SEC. 622. ANNUAL ADJUSTMENT FACTORS FOR OPERATING COSTS ONLY; RESTRAINT ON RENT INCREASES.

    (a) ANNUAL ADJUSTMENT FACTORS FOR OPERATING COSTS ONLY- Section 8(c)(2)(A) of the United States Housing Act of 1937 (42 U.S.C. 1437f(c)(2)(A)) is amended--

      (1) by striking ‘(2)(A)’ and inserting ‘(2)(A)(i)’;

      (2) by striking the second sentence and all that follows through the end of the subparagraph; and

      (3) by adding at the end the following new clause:

    ‘(ii) Each assistance contract under this section shall provide that--

      ‘(I) if the maximum monthly rent for a unit in a new construction or substantial rehabilitation project to be adjusted using an annual adjustment factor exceeds 100 percent of the fair market rent for an existing dwelling unit in the market area, the Secretary shall adjust the rent using an operating costs factor that increases the rent to reflect increases in operating costs in the market area; and

      ‘(II) if the owner of a unit in a project described in subclause (I) demonstrates that the adjusted rent determined under subclause (I) would not exceed the rent for an unassisted unit of similar quality, type, and age in the same market area, as determined by the Secretary, the Secretary shall use the otherwise applicable annual adjustment factor.’.

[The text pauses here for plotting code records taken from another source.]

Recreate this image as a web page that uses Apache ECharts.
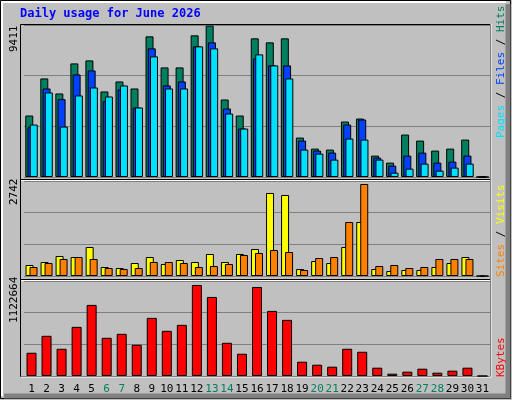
<!DOCTYPE html>
<html><head><meta charset="utf-8">
<script src="https://cdn.jsdelivr.net/npm/echarts@6/dist/echarts.min.js"></script>
<style>html,body{margin:0;padding:0;background:#c0c0c0}#c{width:512px;height:400px}</style>
</head><body><div id="c"></div>
<script>
const days = Array.from({length:31},(_,i)=>String(i+1));
const weekend = ['6','7','13','14','20','21','27','28'];
const hits  = [3822,6127,5193,7062,7249,5317,5940,5504,8744,6813,6813,8806,9411,4819,3822,8620,8370,8620,2451,1765,1703,3448,3635,1329,893,2638,2264,1641,1765,2326,0];
const files = [3095,5504,4840,6376,6626,4715,5442,4320,7997,5691,5940,8121,8370,4258,3012,7373,6937,6937,2264,1641,1516,3261,3572,1205,706,1329,1516,893,955,1329,0];
const pages = [3261,5255,3136,5068,5566,5006,5691,4320,7498,5504,5504,8121,7997,3946,3012,7623,6937,6127,1703,1454,1080,2389,2326,1080,270,519,831,395,582,831,0];
const visits= [328,417,596,566,864,268,238,387,566,358,477,417,656,417,656,805,2474,2414,209,447,387,864,1609,209,149,179,179,268,387,566,0];
const sites = [268,387,507,566,507,238,209,238,417,417,387,268,298,358,626,686,775,715,179,536,566,1609,2742,298,328,238,268,507,507,507,0];
const kbytes= [286800,495700,335900,606400,876800,471200,520300,385100,717000,557200,631000,1122664,975100,409700,274500,1098000,803000,692400,176200,139300,114700,335900,299100,102400,28700,53300,90100,41000,65600,102400,0];
const maxLabels = ['9411','2742','1122664'];
const title = 'Daily usage for June 2026';

const mono = 'DejaVu Sans Mono';
const grids = [
  {left:24,right:22,top:25,height:152},
  {left:24,right:22,top:181,height:95},
  {left:24,right:22,top:281,height:95}
];
const maxes = [9450,2831,1171800];
const xAxis = grids.map((g,i)=>({type:'category',gridIndex:i,data:days,
  axisLine:{show:false},axisTick:{show:false},
  axisLabel:{show:i===2,fontFamily:mono,fontSize:11,margin:8,interval:0,
    color:(v)=>weekend.includes(v)?'#008060':'#000'}}));
const yAxis = grids.map((g,i)=>({type:'value',gridIndex:i,min:0,max:maxes[i],interval:maxes[i]/3,
  axisLabel:{show:false},axisLine:{show:false},axisTick:{show:false},
  splitLine:{show:true,lineStyle:{color:'#808080',width:1}}}));
const bs = (c)=>({color:c,borderColor:'#000',borderWidth:1});
const series = [
  {type:'bar',xAxisIndex:0,yAxisIndex:0,data:hits,barWidth:8,barGap:'-72%',itemStyle:bs('#008060'),animation:false},
  {type:'bar',xAxisIndex:0,yAxisIndex:0,data:files,barWidth:8,barGap:'-72%',itemStyle:bs('#0040ff'),animation:false},
  {type:'bar',xAxisIndex:0,yAxisIndex:0,data:pages,barWidth:8,barGap:'-72%',itemStyle:bs('#00e0ff'),animation:false},
  {type:'bar',xAxisIndex:1,yAxisIndex:1,data:visits,barWidth:8,barGap:'-50%',itemStyle:bs('#ffff00'),animation:false},
  {type:'bar',xAxisIndex:1,yAxisIndex:1,data:sites,barWidth:8,barGap:'-50%',itemStyle:bs('#ff8000'),animation:false},
  {type:'bar',xAxisIndex:2,yAxisIndex:2,data:kbytes,barWidth:10,itemStyle:bs('#ff0000'),animation:false}
];
const rot = Math.PI/2;
const graphic = [
  {type:'rect',shape:{x:0.5,y:0.5,width:510,height:398},style:{fill:'none',stroke:'#000',lineWidth:1},silent:true},
  {type:'polyline',shape:{points:[[2,396],[2,2],[506,2]]},style:{stroke:'#fff',lineWidth:2,fill:'none'}},
  {type:'polyline',shape:{points:[[508,4],[508,396],[4,396]]},style:{stroke:'#808080',lineWidth:5,fill:'none'}},
  {type:'rect',shape:{x:20.5,y:24.5,width:470,height:352},style:{fill:'none',stroke:'#000',lineWidth:1}},
  {type:'polyline',shape:{points:[[21,377],[491,377],[491,24]]},style:{stroke:'#fff',lineWidth:1,fill:'none'}},
  {type:'line',shape:{x1:21,y1:179.5,x2:490,y2:179.5},style:{stroke:'#000',lineWidth:1}},
  {type:'line',shape:{x1:21,y1:180.5,x2:490,y2:180.5},style:{stroke:'#fff',lineWidth:1}},
  {type:'line',shape:{x1:21,y1:279.5,x2:490,y2:279.5},style:{stroke:'#000',lineWidth:1}},
  {type:'line',shape:{x1:21,y1:280.5,x2:490,y2:280.5},style:{stroke:'#fff',lineWidth:1}},
  {type:'text',x:20,y:8,style:{text:title,fill:'#0000ff',font:'bold 12px "DejaVu Sans Mono"'}},
  {type:'text',x:9,y:52,rotation:rot,style:{text:maxLabels[0],fill:'#000',font:'11px "DejaVu Sans Mono"'}},
  {type:'text',x:9,y:205,rotation:rot,style:{text:maxLabels[1],fill:'#000',font:'11px "DejaVu Sans Mono"'}},
  {type:'text',x:9,y:323,rotation:rot,style:{text:maxLabels[2],fill:'#000',font:'11px "DejaVu Sans Mono"'}},
  {type:'text',x:496,y:138,rotation:rot,style:{text:'{p|Pages} {s|/} {f|Files} {s|/} {h|Hits}',font:'11px "DejaVu Sans Mono"',
    rich:{p:{fill:'#00e0ff',font:'11px "DejaVu Sans Mono"'},f:{fill:'#0040ff',font:'11px "DejaVu Sans Mono"'},h:{fill:'#008060',font:'11px "DejaVu Sans Mono"'},s:{fill:'#000',font:'11px "DejaVu Sans Mono"'}}}},
  {type:'text',x:496,y:277,rotation:rot,style:{text:'{a|Sites} {s|/} {v|Visits}',font:'11px "DejaVu Sans Mono"',
    rich:{a:{fill:'#ff8000',font:'11px "DejaVu Sans Mono"'},v:{fill:'#ffff00',font:'11px "DejaVu Sans Mono"'},s:{fill:'#000',font:'11px "DejaVu Sans Mono"'}}}},
  {type:'text',x:496,y:377,rotation:rot,style:{text:'KBytes',fill:'#ff0000',font:'11px "DejaVu Sans Mono"'}}
];
const chart = echarts.init(document.getElementById('c'),null,{renderer:'canvas'});
chart.setOption({backgroundColor:'#c0c0c0',animation:false,grid:grids,xAxis,yAxis,series,graphic});
</script></body></html>
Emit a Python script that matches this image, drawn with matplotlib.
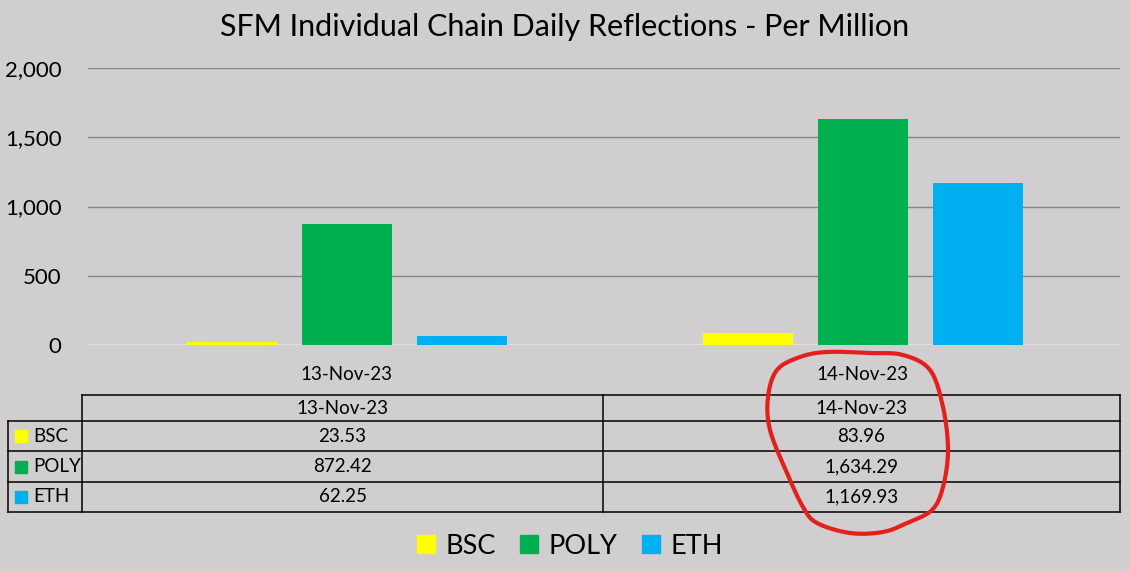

    (b) RESTRAINT ON SECTION 8 RENT INCREASES- Section 8(c)(2)(A) of the United States Housing Act of 1937 (42 U.S.C. 1437f(c)(2)(A)), as amended by subsection (a) of this section, is amended by adding at the end the following new clause:

    ‘(iii)(I) Subject to subclause (II), with respect to any unit assisted under this section that is occupied by the same family at the time of the most recent annual rental adjustment, if the assistance contract provides for the adjustment of the maximum monthly rent by applying an annual adjustment factor, and if the rent for the unit is otherwise eligible for an adjustment based on the full amount of the annual adjustment factor, 0.01 shall be subtracted from the amount of the annual adjustment factor, except that the annual adjustment factor shall not be reduced to less than 1.0.

    ‘(II) With respect to any unit described in subclause (I) that is assisted under the certificate program, the adjusted rent shall not exceed the rent for a comparable unassisted unit of similar quality, type, and age in the market area in which the unit is located.’.

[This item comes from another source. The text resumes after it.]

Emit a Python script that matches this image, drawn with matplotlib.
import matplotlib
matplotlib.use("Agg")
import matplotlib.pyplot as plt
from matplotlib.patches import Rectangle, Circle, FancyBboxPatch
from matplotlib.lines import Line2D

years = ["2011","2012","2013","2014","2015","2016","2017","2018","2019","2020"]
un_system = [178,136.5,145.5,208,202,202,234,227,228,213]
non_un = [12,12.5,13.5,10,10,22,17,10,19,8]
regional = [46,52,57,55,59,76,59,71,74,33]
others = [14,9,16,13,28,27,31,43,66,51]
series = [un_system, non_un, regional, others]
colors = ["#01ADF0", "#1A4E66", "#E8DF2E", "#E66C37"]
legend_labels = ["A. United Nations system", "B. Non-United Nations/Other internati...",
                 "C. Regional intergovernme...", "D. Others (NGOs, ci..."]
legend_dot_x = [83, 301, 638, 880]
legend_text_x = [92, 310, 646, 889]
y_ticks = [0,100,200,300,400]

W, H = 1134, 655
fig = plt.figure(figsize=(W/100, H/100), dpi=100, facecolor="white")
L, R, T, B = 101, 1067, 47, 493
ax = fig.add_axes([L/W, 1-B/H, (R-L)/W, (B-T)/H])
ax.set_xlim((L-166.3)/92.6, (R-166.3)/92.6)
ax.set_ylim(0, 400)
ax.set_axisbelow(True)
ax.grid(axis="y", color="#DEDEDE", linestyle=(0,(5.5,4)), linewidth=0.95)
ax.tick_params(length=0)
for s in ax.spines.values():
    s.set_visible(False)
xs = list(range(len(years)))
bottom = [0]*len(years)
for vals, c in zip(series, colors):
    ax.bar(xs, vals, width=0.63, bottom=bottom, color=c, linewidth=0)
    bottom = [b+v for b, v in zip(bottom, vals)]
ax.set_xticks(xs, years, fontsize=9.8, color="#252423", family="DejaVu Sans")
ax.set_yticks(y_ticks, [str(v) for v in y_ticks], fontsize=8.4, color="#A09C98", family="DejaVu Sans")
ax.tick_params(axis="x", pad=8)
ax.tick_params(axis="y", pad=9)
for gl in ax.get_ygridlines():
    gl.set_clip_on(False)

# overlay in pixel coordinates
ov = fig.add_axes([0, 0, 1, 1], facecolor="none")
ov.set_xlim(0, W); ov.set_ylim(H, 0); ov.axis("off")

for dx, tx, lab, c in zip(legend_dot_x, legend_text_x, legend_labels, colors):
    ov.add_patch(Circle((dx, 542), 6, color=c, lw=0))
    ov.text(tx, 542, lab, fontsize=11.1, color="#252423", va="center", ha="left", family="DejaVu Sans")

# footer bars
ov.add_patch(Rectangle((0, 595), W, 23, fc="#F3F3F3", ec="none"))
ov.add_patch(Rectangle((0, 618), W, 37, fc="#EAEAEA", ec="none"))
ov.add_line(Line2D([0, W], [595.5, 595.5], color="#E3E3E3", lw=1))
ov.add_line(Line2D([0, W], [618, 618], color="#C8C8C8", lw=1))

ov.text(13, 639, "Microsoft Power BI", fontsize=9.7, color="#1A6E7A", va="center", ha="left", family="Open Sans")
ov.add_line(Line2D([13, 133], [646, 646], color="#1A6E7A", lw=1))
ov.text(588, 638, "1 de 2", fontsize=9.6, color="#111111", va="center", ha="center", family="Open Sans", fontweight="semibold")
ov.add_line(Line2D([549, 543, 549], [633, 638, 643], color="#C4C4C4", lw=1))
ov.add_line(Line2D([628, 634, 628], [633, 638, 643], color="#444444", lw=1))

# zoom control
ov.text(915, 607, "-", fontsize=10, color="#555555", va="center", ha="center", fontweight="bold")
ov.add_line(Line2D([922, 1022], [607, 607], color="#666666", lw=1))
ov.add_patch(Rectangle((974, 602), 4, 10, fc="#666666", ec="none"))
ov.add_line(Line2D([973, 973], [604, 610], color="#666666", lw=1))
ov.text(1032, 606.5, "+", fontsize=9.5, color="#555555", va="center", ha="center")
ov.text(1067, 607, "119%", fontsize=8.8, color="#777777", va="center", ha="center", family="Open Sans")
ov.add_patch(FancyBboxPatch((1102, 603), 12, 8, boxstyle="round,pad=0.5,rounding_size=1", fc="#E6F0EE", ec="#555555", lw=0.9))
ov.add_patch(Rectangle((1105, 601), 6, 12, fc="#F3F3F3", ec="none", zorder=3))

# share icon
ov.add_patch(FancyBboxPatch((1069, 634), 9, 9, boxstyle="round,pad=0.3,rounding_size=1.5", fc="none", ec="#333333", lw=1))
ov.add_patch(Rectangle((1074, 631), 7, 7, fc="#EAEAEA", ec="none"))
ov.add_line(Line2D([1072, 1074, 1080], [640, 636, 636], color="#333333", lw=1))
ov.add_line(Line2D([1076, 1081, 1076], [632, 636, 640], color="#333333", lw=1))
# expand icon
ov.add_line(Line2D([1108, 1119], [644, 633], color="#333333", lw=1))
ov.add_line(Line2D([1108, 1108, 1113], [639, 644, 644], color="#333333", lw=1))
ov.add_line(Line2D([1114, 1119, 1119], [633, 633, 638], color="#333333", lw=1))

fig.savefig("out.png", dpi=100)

    (c) EFFECTIVE DATE- The amendments made by this section shall be construed to have become effective on October 1, 1995.

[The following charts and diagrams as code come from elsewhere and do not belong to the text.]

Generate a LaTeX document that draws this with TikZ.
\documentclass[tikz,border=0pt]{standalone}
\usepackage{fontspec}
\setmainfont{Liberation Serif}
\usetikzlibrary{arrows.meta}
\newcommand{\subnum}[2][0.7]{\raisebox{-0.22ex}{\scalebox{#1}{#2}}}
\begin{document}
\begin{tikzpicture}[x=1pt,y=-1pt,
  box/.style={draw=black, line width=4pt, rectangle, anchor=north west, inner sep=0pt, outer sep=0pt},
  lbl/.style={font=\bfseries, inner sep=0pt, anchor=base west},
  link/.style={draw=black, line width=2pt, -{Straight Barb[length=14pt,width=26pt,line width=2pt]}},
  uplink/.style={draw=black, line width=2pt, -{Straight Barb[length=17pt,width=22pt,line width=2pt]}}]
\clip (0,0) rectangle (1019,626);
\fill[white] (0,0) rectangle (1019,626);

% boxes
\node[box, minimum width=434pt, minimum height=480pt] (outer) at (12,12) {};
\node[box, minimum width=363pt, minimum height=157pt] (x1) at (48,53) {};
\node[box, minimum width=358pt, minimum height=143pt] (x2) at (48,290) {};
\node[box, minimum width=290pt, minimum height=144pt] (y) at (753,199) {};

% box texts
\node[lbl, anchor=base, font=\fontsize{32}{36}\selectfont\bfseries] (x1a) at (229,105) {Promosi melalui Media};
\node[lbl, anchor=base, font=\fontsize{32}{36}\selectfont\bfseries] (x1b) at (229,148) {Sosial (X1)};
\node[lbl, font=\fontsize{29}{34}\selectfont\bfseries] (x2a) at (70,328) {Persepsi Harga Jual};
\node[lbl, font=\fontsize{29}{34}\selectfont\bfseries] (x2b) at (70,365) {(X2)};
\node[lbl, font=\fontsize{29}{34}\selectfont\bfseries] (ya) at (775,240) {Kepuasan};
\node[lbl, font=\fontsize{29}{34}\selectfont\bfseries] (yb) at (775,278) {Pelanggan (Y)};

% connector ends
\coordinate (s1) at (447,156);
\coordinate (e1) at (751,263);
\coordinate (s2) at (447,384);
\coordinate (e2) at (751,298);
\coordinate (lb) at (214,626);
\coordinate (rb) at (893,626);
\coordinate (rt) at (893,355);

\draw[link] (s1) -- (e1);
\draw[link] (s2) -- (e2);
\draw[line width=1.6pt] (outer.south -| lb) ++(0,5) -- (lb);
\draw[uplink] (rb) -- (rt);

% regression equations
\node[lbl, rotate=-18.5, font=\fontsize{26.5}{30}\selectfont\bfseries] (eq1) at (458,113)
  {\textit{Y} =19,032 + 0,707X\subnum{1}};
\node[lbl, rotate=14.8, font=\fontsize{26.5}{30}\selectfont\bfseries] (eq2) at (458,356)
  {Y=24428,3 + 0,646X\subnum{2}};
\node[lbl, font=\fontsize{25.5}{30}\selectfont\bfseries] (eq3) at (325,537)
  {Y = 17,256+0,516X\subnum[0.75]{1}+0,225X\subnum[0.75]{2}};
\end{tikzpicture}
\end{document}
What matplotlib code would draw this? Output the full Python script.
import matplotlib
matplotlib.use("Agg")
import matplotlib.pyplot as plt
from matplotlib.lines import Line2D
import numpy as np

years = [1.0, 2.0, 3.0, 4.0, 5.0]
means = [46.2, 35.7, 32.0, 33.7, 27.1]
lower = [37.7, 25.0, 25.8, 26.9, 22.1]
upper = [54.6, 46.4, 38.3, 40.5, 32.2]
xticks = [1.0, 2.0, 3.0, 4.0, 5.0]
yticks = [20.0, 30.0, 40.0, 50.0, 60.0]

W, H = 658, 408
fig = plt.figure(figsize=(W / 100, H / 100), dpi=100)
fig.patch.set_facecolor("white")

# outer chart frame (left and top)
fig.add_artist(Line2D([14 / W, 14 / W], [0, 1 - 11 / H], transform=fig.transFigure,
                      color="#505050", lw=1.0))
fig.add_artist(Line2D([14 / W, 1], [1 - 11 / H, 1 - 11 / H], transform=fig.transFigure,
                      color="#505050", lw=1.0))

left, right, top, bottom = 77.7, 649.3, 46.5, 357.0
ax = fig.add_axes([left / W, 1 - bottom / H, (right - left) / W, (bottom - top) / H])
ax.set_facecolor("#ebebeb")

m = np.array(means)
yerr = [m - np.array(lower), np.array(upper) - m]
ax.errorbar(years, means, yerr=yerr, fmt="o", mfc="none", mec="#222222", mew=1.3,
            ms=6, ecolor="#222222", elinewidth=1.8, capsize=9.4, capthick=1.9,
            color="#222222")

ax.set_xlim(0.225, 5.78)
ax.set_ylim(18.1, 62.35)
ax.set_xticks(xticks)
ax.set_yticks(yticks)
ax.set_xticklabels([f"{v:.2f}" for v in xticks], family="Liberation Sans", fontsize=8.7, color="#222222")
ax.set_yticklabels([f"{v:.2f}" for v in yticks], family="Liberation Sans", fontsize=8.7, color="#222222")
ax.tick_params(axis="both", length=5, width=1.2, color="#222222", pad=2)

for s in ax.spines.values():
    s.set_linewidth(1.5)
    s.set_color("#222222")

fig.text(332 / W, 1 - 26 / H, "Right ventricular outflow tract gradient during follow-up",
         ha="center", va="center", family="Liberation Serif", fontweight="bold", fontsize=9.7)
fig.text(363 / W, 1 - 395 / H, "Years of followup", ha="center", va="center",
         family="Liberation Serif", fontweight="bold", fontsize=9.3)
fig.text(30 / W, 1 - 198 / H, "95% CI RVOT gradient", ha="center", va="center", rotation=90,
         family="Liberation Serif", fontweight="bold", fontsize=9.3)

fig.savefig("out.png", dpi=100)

SEC. 623. FORECLOSURE AVOIDANCE AND BORROWER ASSISTANCE.

    (a) EFFECTIVENESS AND APPLICABILITY- Section 407 of The Balanced Budget Downpayment Act, I (Public Law 104-99) is amended--

      (1) in subsection (c)--

        (A) by striking ‘Except as provided in subsection (e), the’ and inserting ‘The’; and

        (B) by striking ‘only with respect to mortgages insured under the National Housing Act that are originated before October 1, 1995’ and inserting ‘to all mortgages insured under the National Housing Act’; and

      (2) by striking subsection (e).

    (b) TECHNICAL AMENDMENT- Section 230(d) of the National Housing Act (12 U.S.C. 1715u(d)) is amended by striking ‘the Departments’ and all that follows through ‘1996’ and inserting ‘The Balanced Budget Downpayment Act, I’.